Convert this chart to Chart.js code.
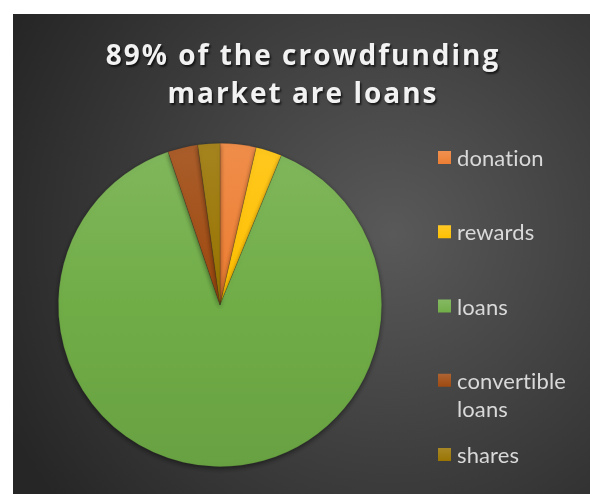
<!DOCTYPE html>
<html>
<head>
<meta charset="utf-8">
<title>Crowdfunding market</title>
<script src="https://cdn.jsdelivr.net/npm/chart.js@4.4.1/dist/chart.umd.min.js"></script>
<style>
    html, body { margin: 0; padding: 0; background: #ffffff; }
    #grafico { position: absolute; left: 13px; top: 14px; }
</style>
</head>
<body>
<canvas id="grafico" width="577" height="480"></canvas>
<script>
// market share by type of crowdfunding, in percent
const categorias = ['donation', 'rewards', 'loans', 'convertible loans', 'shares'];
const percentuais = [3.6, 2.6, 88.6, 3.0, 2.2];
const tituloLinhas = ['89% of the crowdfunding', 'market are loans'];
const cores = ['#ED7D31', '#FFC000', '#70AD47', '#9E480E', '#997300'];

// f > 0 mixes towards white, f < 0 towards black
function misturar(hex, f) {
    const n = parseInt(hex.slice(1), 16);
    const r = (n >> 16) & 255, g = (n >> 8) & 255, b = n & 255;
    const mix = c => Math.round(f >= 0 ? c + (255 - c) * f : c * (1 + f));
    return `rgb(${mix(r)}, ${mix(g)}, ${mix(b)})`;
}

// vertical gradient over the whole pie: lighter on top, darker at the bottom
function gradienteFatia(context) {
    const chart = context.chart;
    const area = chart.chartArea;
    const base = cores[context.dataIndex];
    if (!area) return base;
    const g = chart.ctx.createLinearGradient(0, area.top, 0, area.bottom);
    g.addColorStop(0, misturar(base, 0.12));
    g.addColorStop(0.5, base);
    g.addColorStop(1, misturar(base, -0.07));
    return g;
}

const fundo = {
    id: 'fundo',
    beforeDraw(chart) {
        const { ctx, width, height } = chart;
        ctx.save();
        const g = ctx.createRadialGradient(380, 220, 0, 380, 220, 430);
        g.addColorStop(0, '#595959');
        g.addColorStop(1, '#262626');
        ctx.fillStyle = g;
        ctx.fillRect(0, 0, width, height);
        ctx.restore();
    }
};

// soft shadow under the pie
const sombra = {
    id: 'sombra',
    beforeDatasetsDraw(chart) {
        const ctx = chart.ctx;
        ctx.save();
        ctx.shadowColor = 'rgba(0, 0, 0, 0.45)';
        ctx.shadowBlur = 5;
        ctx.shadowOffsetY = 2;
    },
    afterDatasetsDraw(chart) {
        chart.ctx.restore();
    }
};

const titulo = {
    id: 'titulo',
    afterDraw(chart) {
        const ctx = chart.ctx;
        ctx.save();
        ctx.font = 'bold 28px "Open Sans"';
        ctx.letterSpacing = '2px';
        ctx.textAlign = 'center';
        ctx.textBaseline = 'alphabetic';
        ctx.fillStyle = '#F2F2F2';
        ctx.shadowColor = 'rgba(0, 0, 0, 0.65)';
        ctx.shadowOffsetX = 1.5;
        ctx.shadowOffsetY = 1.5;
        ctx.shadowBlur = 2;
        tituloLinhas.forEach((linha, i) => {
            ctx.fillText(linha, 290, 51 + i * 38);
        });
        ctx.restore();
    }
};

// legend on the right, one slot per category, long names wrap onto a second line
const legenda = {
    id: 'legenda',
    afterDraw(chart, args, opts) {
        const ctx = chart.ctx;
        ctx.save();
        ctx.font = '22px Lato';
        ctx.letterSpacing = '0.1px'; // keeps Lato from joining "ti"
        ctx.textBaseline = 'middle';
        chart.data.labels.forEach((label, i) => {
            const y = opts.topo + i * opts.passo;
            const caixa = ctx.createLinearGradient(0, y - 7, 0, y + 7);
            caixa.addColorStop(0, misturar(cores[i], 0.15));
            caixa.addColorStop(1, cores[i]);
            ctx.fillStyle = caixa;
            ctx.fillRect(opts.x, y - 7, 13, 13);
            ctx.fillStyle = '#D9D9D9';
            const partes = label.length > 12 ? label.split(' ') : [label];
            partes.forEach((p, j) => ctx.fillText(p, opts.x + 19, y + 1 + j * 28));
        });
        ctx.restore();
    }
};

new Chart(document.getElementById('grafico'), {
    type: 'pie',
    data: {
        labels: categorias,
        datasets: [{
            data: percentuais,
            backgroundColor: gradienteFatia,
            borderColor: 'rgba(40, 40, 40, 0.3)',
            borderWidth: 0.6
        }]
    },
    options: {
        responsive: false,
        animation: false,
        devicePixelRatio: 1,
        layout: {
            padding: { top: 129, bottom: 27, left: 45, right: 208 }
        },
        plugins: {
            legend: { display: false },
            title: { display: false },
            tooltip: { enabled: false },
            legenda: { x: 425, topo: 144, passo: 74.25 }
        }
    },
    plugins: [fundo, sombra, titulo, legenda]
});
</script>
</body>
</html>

TO BE DONE: Leave out the pictures and repeat exactly the lines from the start of the material through the line that contains "['#ED7D31', '#FFC000', '#70AD47', '#9E480E', '#997300'];", both included.

TASK RESPONSE:
Convert this chart to Chart.js code.
<!DOCTYPE html>
<html>
<head>
<meta charset="utf-8">
<title>Crowdfunding market</title>
<script src="https://cdn.jsdelivr.net/npm/chart.js@4.4.1/dist/chart.umd.min.js"></script>
<style>
    html, body { margin: 0; padding: 0; background: #ffffff; }
    #grafico { position: absolute; left: 13px; top: 14px; }
</style>
</head>
<body>
<canvas id="grafico" width="577" height="480"></canvas>
<script>
// market share by type of crowdfunding, in percent
const categorias = ['donation', 'rewards', 'loans', 'convertible loans', 'shares'];
const percentuais = [3.6, 2.6, 88.6, 3.0, 2.2];
const tituloLinhas = ['89% of the crowdfunding', 'market are loans'];
const cores = ['#ED7D31', '#FFC000', '#70AD47', '#9E480E', '#997300'];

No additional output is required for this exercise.